> **Problem description**: Transcribe the listing exactly, leaving out every picture.

> **Given data**:
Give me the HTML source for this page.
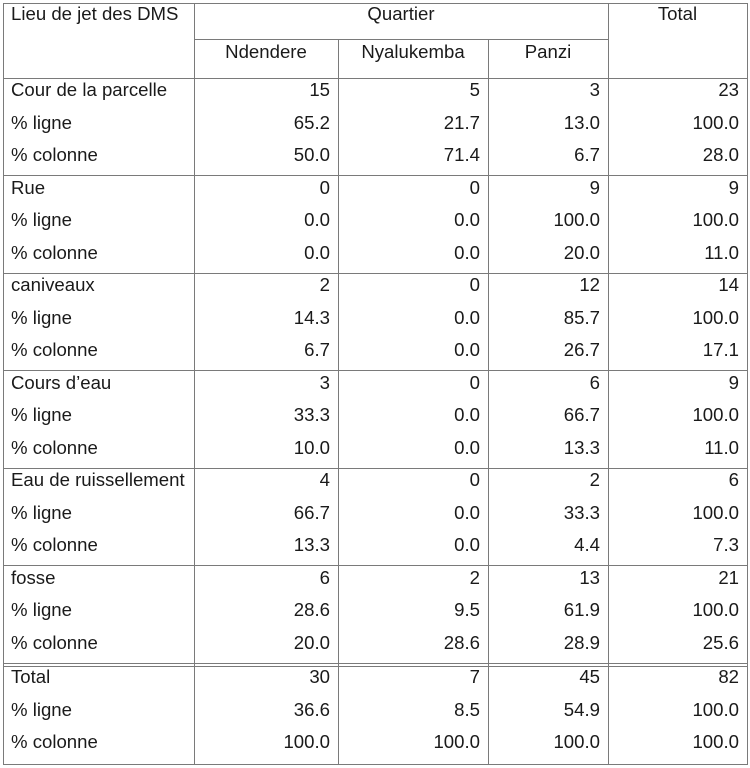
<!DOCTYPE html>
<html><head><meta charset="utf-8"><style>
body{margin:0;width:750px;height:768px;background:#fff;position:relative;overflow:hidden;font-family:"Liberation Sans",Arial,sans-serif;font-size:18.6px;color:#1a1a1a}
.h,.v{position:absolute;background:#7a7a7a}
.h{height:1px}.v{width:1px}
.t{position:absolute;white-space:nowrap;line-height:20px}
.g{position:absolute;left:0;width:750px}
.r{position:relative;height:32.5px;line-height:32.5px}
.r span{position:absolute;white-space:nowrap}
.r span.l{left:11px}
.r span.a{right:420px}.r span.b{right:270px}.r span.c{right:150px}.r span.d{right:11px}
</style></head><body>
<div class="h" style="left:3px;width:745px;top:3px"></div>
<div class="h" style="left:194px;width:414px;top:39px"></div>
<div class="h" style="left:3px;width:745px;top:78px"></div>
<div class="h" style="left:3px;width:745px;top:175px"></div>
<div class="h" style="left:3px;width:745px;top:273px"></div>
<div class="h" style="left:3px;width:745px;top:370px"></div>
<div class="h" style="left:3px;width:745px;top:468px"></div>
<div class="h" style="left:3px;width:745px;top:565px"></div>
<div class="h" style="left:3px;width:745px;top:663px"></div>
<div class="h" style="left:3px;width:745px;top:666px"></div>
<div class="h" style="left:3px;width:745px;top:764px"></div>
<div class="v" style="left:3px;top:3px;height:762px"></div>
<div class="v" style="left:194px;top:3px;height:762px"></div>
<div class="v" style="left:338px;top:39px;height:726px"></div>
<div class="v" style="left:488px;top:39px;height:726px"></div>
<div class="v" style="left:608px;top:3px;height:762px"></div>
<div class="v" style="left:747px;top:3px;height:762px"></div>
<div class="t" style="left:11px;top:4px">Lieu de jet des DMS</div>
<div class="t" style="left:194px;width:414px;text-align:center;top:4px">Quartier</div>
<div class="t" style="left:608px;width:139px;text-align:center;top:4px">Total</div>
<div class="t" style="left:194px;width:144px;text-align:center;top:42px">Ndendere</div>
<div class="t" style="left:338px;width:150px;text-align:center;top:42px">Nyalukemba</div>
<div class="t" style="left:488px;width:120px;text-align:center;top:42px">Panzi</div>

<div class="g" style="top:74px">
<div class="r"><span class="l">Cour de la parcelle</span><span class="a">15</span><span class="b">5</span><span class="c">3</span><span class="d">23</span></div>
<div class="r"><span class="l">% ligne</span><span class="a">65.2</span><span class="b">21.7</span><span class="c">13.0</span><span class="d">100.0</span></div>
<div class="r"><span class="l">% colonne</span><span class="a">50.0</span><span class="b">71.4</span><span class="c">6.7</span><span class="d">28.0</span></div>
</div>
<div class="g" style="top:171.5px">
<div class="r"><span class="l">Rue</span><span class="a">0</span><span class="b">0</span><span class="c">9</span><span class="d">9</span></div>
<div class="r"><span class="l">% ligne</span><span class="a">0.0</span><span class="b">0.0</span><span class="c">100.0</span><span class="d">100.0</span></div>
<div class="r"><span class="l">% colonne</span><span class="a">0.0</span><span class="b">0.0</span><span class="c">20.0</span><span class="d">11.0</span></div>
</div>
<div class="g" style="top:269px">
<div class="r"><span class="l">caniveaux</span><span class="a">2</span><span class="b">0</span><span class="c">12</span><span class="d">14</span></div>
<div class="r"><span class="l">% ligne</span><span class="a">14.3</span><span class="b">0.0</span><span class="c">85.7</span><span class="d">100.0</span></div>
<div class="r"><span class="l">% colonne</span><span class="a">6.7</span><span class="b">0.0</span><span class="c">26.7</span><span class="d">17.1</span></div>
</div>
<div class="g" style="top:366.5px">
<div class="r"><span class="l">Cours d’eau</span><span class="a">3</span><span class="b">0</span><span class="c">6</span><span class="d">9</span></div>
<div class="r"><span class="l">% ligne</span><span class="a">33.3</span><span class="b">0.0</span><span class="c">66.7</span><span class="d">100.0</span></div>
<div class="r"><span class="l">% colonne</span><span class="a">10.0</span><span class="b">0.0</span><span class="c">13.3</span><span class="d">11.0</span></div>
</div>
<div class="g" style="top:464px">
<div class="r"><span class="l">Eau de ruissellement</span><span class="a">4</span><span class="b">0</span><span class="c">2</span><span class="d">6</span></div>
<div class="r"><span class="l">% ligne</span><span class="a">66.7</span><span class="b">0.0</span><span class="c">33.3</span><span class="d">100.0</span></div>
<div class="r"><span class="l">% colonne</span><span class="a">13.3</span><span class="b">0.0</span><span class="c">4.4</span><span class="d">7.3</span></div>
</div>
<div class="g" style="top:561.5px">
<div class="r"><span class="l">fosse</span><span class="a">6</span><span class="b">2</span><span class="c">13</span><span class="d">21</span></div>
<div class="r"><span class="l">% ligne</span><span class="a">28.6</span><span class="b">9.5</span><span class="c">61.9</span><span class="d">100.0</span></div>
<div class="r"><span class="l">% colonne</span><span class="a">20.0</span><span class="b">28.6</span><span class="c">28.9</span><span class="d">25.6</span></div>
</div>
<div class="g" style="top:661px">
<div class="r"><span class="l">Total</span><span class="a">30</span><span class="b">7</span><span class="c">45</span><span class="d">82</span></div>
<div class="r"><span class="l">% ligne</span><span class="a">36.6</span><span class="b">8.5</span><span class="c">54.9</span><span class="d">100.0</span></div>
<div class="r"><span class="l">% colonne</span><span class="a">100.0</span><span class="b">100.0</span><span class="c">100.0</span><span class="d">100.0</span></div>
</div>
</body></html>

> **Completed exercise**:
Give me the HTML source for this page.
<!DOCTYPE html>
<html><head><meta charset="utf-8"><style>
body{margin:0;width:750px;height:768px;background:#fff;position:relative;overflow:hidden;font-family:"Liberation Sans",Arial,sans-serif;font-size:18.6px;color:#1a1a1a}
.h,.v{position:absolute;background:#7a7a7a}
.h{height:1px}.v{width:1px}
.t{position:absolute;white-space:nowrap;line-height:20px}
.g{position:absolute;left:0;width:750px}
.r{position:relative;height:32.5px;line-height:32.5px}
.r span{position:absolute;white-space:nowrap}
.r span.l{left:11px}
.r span.a{right:420px}.r span.b{right:270px}.r span.c{right:150px}.r span.d{right:11px}
</style></head><body>
<div class="h" style="left:3px;width:745px;top:3px"></div>
<div class="h" style="left:194px;width:414px;top:39px"></div>
<div class="h" style="left:3px;width:745px;top:78px"></div>
<div class="h" style="left:3px;width:745px;top:175px"></div>
<div class="h" style="left:3px;width:745px;top:273px"></div>
<div class="h" style="left:3px;width:745px;top:370px"></div>
<div class="h" style="left:3px;width:745px;top:468px"></div>
<div class="h" style="left:3px;width:745px;top:565px"></div>
<div class="h" style="left:3px;width:745px;top:663px"></div>
<div class="h" style="left:3px;width:745px;top:666px"></div>
<div class="h" style="left:3px;width:745px;top:764px"></div>
<div class="v" style="left:3px;top:3px;height:762px"></div>
<div class="v" style="left:194px;top:3px;height:762px"></div>
<div class="v" style="left:338px;top:39px;height:726px"></div>
<div class="v" style="left:488px;top:39px;height:726px"></div>
<div class="v" style="left:608px;top:3px;height:762px"></div>
<div class="v" style="left:747px;top:3px;height:762px"></div>
<div class="t" style="left:11px;top:4px">Lieu de jet des DMS</div>
<div class="t" style="left:194px;width:414px;text-align:center;top:4px">Quartier</div>
<div class="t" style="left:608px;width:139px;text-align:center;top:4px">Total</div>
<div class="t" style="left:194px;width:144px;text-align:center;top:42px">Ndendere</div>
<div class="t" style="left:338px;width:150px;text-align:center;top:42px">Nyalukemba</div>
<div class="t" style="left:488px;width:120px;text-align:center;top:42px">Panzi</div>

<div class="g" style="top:74px">
<div class="r"><span class="l">Cour de la parcelle</span><span class="a">15</span><span class="b">5</span><span class="c">3</span><span class="d">23</span></div>
<div class="r"><span class="l">% ligne</span><span class="a">65.2</span><span class="b">21.7</span><span class="c">13.0</span><span class="d">100.0</span></div>
<div class="r"><span class="l">% colonne</span><span class="a">50.0</span><span class="b">71.4</span><span class="c">6.7</span><span class="d">28.0</span></div>
</div>
<div class="g" style="top:171.5px">
<div class="r"><span class="l">Rue</span><span class="a">0</span><span class="b">0</span><span class="c">9</span><span class="d">9</span></div>
<div class="r"><span class="l">% ligne</span><span class="a">0.0</span><span class="b">0.0</span><span class="c">100.0</span><span class="d">100.0</span></div>
<div class="r"><span class="l">% colonne</span><span class="a">0.0</span><span class="b">0.0</span><span class="c">20.0</span><span class="d">11.0</span></div>
</div>
<div class="g" style="top:269px">
<div class="r"><span class="l">caniveaux</span><span class="a">2</span><span class="b">0</span><span class="c">12</span><span class="d">14</span></div>
<div class="r"><span class="l">% ligne</span><span class="a">14.3</span><span class="b">0.0</span><span class="c">85.7</span><span class="d">100.0</span></div>
<div class="r"><span class="l">% colonne</span><span class="a">6.7</span><span class="b">0.0</span><span class="c">26.7</span><span class="d">17.1</span></div>
</div>
<div class="g" style="top:366.5px">
<div class="r"><span class="l">Cours d’eau</span><span class="a">3</span><span class="b">0</span><span class="c">6</span><span class="d">9</span></div>
<div class="r"><span class="l">% ligne</span><span class="a">33.3</span><span class="b">0.0</span><span class="c">66.7</span><span class="d">100.0</span></div>
<div class="r"><span class="l">% colonne</span><span class="a">10.0</span><span class="b">0.0</span><span class="c">13.3</span><span class="d">11.0</span></div>
</div>
<div class="g" style="top:464px">
<div class="r"><span class="l">Eau de ruissellement</span><span class="a">4</span><span class="b">0</span><span class="c">2</span><span class="d">6</span></div>
<div class="r"><span class="l">% ligne</span><span class="a">66.7</span><span class="b">0.0</span><span class="c">33.3</span><span class="d">100.0</span></div>
<div class="r"><span class="l">% colonne</span><span class="a">13.3</span><span class="b">0.0</span><span class="c">4.4</span><span class="d">7.3</span></div>
</div>
<div class="g" style="top:561.5px">
<div class="r"><span class="l">fosse</span><span class="a">6</span><span class="b">2</span><span class="c">13</span><span class="d">21</span></div>
<div class="r"><span class="l">% ligne</span><span class="a">28.6</span><span class="b">9.5</span><span class="c">61.9</span><span class="d">100.0</span></div>
<div class="r"><span class="l">% colonne</span><span class="a">20.0</span><span class="b">28.6</span><span class="c">28.9</span><span class="d">25.6</span></div>
</div>
<div class="g" style="top:661px">
<div class="r"><span class="l">Total</span><span class="a">30</span><span class="b">7</span><span class="c">45</span><span class="d">82</span></div>
<div class="r"><span class="l">% ligne</span><span class="a">36.6</span><span class="b">8.5</span><span class="c">54.9</span><span class="d">100.0</span></div>
<div class="r"><span class="l">% colonne</span><span class="a">100.0</span><span class="b">100.0</span><span class="c">100.0</span><span class="d">100.0</span></div>
</div>
</body></html>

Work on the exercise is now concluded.